In the past, youth in the Democratic Republic of Congo have not been altogether very responsive to the Gospel. Sam Vinton with Grace Ministries International (GMI) says, “In the past years, working with the young people, you really saw very little result. There was no enthusiasm, no excitement.”
In recent months, however, that has begun to change. Nothing has happened politically or economically to make the country more hopeful. But for whatever reason, God has opened windows, as Vinton puts it, for the Gospel to shine through.
Through GMI’s work in local schools, over 100,000 have viewed the film “Godman,” rendering about 18,000 professions of faith. These numbers already far surpass the expectations GMI had going in, but further reactions from students have been the real eye-opener.

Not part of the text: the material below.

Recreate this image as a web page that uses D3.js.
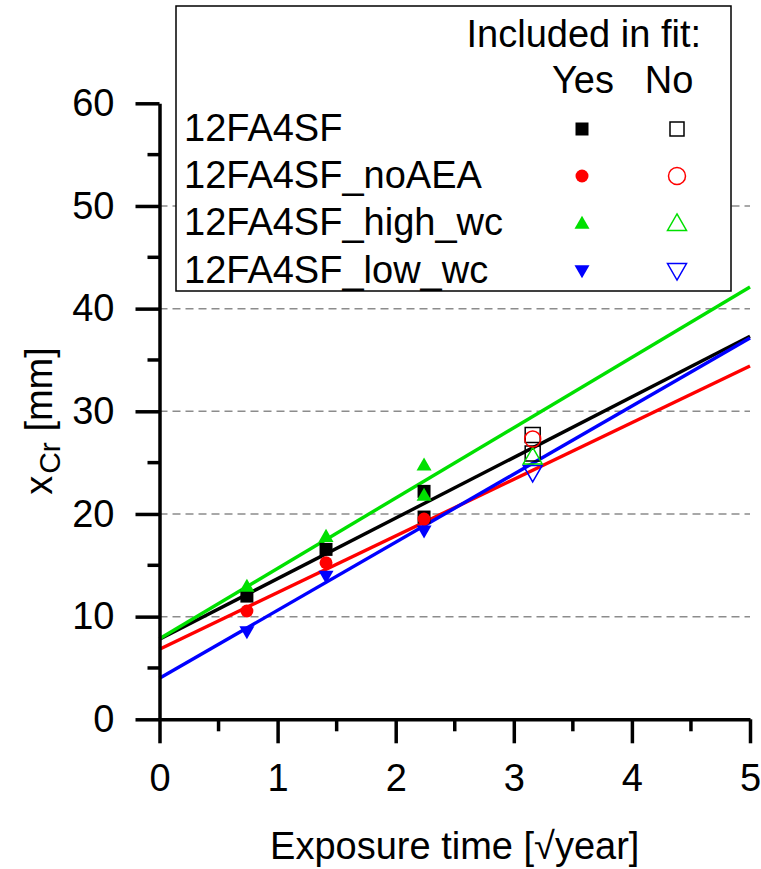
<!DOCTYPE html>
<html>
<head>
<meta charset="utf-8">
<script src="https://cdn.jsdelivr.net/npm/d3@7"></script>
<style>
  html, body { margin: 0; padding: 0; background: #fff; }
  svg { display: block; font-family: "Liberation Sans", Arial, sans-serif; }
</style>
</head>
<body>
<svg id="chart" width="761" height="869"></svg>
<script>
// Series names and colours
const seriesNames = ["12FA4SF", "12FA4SF_noAEA", "12FA4SF_high_wc", "12FA4SF_low_wc"];
const seriesColors = ["#000000", "#ff0000", "#00e000", "#0000ff"];
const seriesShapes = ["square", "circle", "triangleUp", "triangleDown"];

// Exposure time (sqrt year) and penetration depth xCr (mm)
// Points used in the linear fit
const fitX = [
  [0.74, 1.41, 2.24, 2.24],
  [0.74, 1.41, 2.24],
  [0.74, 1.41, 2.24, 2.24],
  [0.74, 1.41, 2.24]
];
const fitY = [
  [12.0, 16.55, 22.2, 19.7],
  [10.55, 15.25, 19.5],
  [13.0, 17.85, 24.8, 21.85],
  [8.5, 13.9, 18.3]
];
// Points left out of the fit
const exclX = [[3.16, 3.16], [3.16], [3.16], [3.16]];
const exclY = [[27.7, 25.9], [27.3], [25.6], [24.0]];

// Linear fit lines: xCr = intercept + slope * t
const fitIntercept = [7.8, 6.82, 7.85, 3.99];
const fitSlope = [5.9, 5.52, 6.85, 6.63];

// Axes
const xTicks = [0, 1, 2, 3, 4, 5];
const yTicks = [0, 10, 20, 30, 40, 50, 60];
const gridValues = [10, 20, 30, 40, 50];

const svg = d3.select("#chart");
const x = d3.scaleLinear().domain([0, 5]).range([159.5, 750]);
const y = d3.scaleLinear().domain([0, 60]).range([719.3, 103.3]);

// dashed grid
svg.append("g").selectAll("line").data(gridValues).join("line")
  .attr("x1", x(0)).attr("x2", x(5))
  .attr("y1", d => y(d)).attr("y2", d => y(d))
  .attr("stroke", "#8c8c8c").attr("stroke-width", 1.5)
  .attr("stroke-dasharray", "8,5");

// shape path builders
function shapePath(shape, s) {
  const h = s / 2;
  if (shape === "square") return `M${-h},${-h}H${h}V${h}H${-h}Z`;
  if (shape === "circle") return `M${h},0A${h},${h} 0 1,1 ${-h},0A${h},${h} 0 1,1 ${h},0Z`;
  const th = s * 0.87;
  if (shape === "triangleUp") return `M0,${-th * 0.55}L${h},${th * 0.45}L${-h},${th * 0.45}Z`;
  return `M0,${th * 0.55}L${h},${-th * 0.45}L${-h},${-th * 0.45}Z`;
}
const filledSize = { square: 13, circle: 13, triangleUp: 15, triangleDown: 15 };
const openSize = { square: 15, circle: 16, triangleUp: 19, triangleDown: 19 };

// fit lines
const lineGen = d3.line().x(d => x(d[0])).y(d => y(d[1]));
const fitG = svg.append("g");
seriesNames.forEach((n, i) => {
  fitG.append("path")
    .datum([0, 5].map(t => [t, fitIntercept[i] + fitSlope[i] * t]))
    .attr("d", lineGen)
    .attr("fill", "none")
    .attr("stroke", seriesColors[i])
    .attr("stroke-width", 3.4);
});

// markers
const drawOrder = [0, 3, 2, 1];
const markG = svg.append("g");
drawOrder.forEach(i => {
  const sh = seriesShapes[i];
  markG.append("g").selectAll("path")
    .data(exclX[i].map((v, k) => [v, exclY[i][k]])).join("path")
    .attr("transform", d => `translate(${x(d[0])},${y(d[1])})`)
    .attr("d", shapePath(sh, openSize[sh]))
    .attr("fill", "none").attr("stroke", seriesColors[i]).attr("stroke-width", 1.5);
});
drawOrder.forEach(i => {
  const sh = seriesShapes[i];
  markG.append("g").selectAll("path")
    .data(fitX[i].map((v, k) => [v, fitY[i][k]])).join("path")
    .attr("transform", d => `translate(${x(d[0])},${y(d[1])})`)
    .attr("d", shapePath(sh, filledSize[sh]))
    .attr("fill", seriesColors[i]);
});

// axes
const xAxis = d3.axisBottom(x).tickValues(xTicks).tickFormat(d3.format("d"))
  .tickSize(24).tickSizeOuter(0).tickPadding(21);
const yAxis = d3.axisLeft(y).tickValues(yTicks).tickFormat(d3.format("d"))
  .tickSize(24).tickSizeOuter(0).tickPadding(21);

function styleAxis(g) {
  g.select(".domain").attr("stroke", "#000").attr("stroke-width", 3.5);
  g.selectAll(".tick line").attr("stroke", "#000").attr("stroke-width", 3.5);
  g.selectAll(".tick text").attr("fill", "#000").style("font-size", "38px")
    .style("font-family", "'Liberation Sans', Arial, sans-serif");
}
// minor ticks
svg.append("g").selectAll("line").data([0.5, 1.5, 2.5, 3.5, 4.5]).join("line")
  .attr("x1", d => x(d)).attr("x2", d => x(d))
  .attr("y1", y(0)).attr("y2", y(0) + 12)
  .attr("stroke", "#000").attr("stroke-width", 3.5);
svg.append("g").selectAll("line").data([5, 15, 25, 35, 45, 55]).join("line")
  .attr("y1", d => y(d)).attr("y2", d => y(d))
  .attr("x1", x(0)).attr("x2", x(0) - 12)
  .attr("stroke", "#000").attr("stroke-width", 3.5);

svg.append("g").attr("transform", `translate(0,${y(0)})`).call(xAxis).call(styleAxis);
svg.append("g").attr("transform", `translate(${x(0)},0)`).call(yAxis).call(styleAxis);

// axis titles
svg.append("text")
  .attr("x", (x(0) + x(5)) / 2).attr("y", 859)
  .attr("text-anchor", "middle").style("font-size", "38px")
  .text("Exposure time [\u221Ayear]");

const yt = svg.append("text")
  .attr("transform", `translate(52,421) rotate(-90)`)
  .attr("text-anchor", "middle").style("font-size", "38px");
yt.append("tspan").text("x");
yt.append("tspan").attr("dx", 2).attr("dy", 8).style("font-size", "30px").text("Cr");
yt.append("tspan").attr("dy", -8).text(" [mm]");

// legend
const lg = svg.append("g");
lg.append("rect").attr("x", 176).attr("y", 6).attr("width", 555).attr("height", 285)
  .attr("fill", "#fff").attr("stroke", "#000").attr("stroke-width", 1.5);
lg.append("text").attr("x", 701).attr("y", 47).attr("text-anchor", "end")
  .style("font-size", "38px").text("Included in fit:");
lg.append("text").attr("x", 583).attr("y", 93).attr("text-anchor", "middle")
  .style("font-size", "38px").text("Yes");
lg.append("text").attr("x", 669).attr("y", 93).attr("text-anchor", "middle")
  .style("font-size", "38px").text("No");
const rowY = [127, 174, 221, 269];
const legFilled = { square: 13, circle: 13, triangleUp: 15, triangleDown: 15 };
const legOpen = { square: 14, circle: 17, triangleUp: 19, triangleDown: 19 };
seriesNames.forEach((n, i) => {
  const sh = seriesShapes[i];
  lg.append("text").attr("x", 184).attr("y", rowY[i] + 13.5)
    .style("font-size", "38px").text(n);
  lg.append("path").attr("transform", `translate(582,${rowY[i] + 2})`)
    .attr("d", shapePath(sh, legFilled[sh])).attr("fill", seriesColors[i]);
  lg.append("path").attr("transform", `translate(677,${rowY[i] + 2})`)
    .attr("d", shapePath(sh, legOpen[sh])).attr("fill", "none")
    .attr("stroke", seriesColors[i]).attr("stroke-width", 1.5);
});
</script>
</body>
</html>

“The thing that really impresses me right now–as I’ve read over the report sent in from what happened last year–is the additional number of students that have been brought to faith in Christ in the actual religion classes, chapels, services of the school: about 2,700 last fall semester.”

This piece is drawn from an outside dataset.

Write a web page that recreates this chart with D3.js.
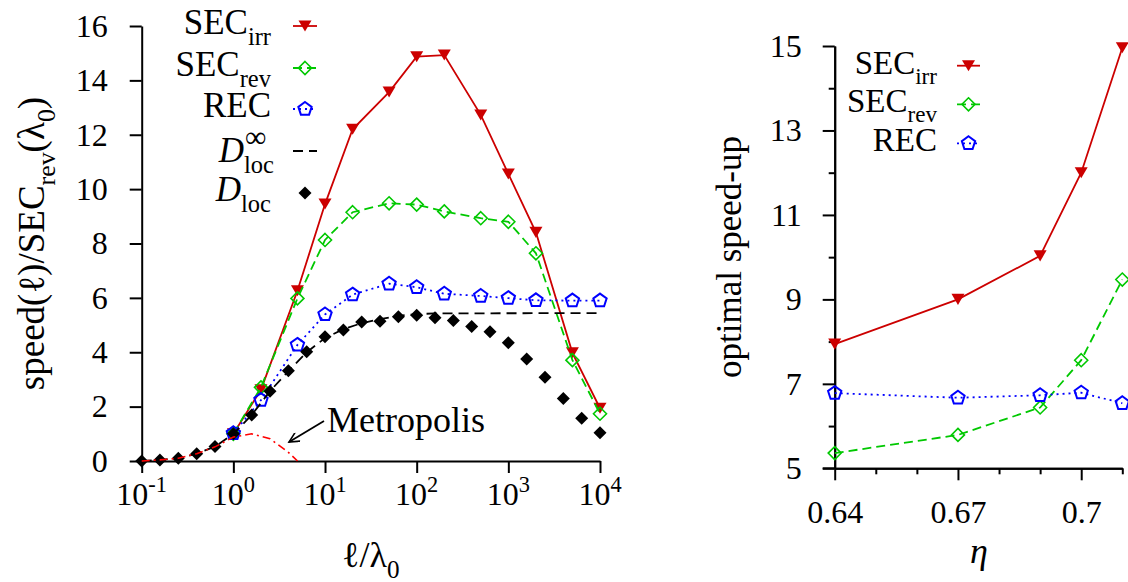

More exciting is the way God is really transforming these students. Excited not only to receive but to give out the Gospel message, 66 students from four churches pulled together to raise enough money to reach a nearby island. It took 500 hours of work, but the students finally earned the $240 they needed to go on the mission field.
The students spent four days on the island, doing house-to-house evangelism as well as conducting an outdoor meeting, which resulted in 32 more lives entering the Kingdom. By the end of it, the kids were not only overjoyed at what God had done, but confident in what He could do with them in the future.

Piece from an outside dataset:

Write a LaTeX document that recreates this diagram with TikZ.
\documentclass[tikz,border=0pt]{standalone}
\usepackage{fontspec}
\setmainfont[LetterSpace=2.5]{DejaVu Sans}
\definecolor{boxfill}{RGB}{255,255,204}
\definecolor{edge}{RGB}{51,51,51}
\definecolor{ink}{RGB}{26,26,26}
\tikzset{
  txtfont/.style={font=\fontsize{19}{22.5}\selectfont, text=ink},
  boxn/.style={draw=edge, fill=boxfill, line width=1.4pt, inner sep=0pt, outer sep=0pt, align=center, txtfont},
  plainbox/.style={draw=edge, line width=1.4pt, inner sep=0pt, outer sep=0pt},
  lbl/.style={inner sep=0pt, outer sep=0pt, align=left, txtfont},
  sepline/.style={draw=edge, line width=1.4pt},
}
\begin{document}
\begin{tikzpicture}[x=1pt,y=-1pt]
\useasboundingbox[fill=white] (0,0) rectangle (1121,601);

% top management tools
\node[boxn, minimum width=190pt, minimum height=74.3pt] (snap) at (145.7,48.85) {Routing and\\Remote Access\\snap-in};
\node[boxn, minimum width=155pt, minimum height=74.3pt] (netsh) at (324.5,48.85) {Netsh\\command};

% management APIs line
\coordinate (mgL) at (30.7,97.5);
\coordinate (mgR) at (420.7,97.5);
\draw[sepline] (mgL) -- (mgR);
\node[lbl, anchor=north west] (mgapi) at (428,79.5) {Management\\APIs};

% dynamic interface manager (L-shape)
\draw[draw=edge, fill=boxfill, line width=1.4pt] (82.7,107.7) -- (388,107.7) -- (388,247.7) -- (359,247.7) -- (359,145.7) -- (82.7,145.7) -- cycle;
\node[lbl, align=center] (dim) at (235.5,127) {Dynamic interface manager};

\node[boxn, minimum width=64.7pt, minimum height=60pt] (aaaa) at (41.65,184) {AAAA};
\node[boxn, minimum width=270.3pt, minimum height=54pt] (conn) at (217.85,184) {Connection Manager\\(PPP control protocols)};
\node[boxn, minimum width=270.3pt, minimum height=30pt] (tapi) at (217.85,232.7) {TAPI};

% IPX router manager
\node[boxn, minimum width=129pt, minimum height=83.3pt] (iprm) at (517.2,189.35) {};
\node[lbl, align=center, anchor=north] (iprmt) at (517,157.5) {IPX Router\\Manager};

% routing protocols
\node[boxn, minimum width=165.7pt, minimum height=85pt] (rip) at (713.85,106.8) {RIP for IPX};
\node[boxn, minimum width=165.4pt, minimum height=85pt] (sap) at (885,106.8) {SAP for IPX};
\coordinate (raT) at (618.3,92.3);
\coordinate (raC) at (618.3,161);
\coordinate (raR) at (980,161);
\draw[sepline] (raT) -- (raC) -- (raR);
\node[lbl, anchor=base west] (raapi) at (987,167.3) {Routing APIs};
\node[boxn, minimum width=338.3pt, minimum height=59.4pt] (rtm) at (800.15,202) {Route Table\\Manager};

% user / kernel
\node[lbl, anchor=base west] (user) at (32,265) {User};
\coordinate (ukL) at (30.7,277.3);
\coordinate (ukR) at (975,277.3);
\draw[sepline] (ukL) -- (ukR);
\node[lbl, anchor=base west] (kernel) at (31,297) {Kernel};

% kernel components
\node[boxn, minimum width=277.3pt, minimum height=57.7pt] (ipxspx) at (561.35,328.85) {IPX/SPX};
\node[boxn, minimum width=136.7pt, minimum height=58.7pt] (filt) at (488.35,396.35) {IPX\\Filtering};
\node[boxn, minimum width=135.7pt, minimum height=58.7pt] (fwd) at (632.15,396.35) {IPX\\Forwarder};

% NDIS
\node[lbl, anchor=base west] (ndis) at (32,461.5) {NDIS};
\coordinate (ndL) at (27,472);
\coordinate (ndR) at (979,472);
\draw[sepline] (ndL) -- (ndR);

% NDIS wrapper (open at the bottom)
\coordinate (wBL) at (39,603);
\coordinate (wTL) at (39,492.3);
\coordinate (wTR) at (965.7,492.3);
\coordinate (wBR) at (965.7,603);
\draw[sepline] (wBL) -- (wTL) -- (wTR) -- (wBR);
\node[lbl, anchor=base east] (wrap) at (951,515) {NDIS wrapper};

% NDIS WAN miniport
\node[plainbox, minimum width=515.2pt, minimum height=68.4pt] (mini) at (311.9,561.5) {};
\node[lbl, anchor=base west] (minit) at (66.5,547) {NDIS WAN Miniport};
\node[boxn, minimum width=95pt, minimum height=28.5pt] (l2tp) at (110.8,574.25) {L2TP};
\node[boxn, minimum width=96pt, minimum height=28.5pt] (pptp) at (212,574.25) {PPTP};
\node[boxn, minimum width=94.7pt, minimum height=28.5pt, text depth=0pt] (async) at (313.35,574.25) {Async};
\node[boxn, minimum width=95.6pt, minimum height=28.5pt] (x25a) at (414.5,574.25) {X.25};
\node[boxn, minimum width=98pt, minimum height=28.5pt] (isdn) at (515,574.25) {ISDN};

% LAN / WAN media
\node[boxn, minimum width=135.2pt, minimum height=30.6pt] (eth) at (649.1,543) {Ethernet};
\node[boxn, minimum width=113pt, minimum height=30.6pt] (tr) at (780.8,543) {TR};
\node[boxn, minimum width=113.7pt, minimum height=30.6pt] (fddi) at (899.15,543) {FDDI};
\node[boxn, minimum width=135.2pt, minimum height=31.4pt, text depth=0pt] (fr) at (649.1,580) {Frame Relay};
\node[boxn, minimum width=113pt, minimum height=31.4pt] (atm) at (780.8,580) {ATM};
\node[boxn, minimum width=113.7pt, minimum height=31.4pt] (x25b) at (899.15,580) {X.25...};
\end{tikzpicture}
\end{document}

“The important thing was to see the young people willing to go out there, spend four days out there on this island, share the Gospel, and come back and say, ‘God can use us, even though we don’t have very much,'” explains Vinton.
GMI is overjoyed with the transformation taking place in Bukavu, DRC, but there are still many challenges. So many people are coming to faith, that discipleship can get difficult. “I think the obstacle is: how do we get enough literature and pastors or chaplains who follow up?”
Vinton says this immediate follow-up is vital to harvesting true, new faith.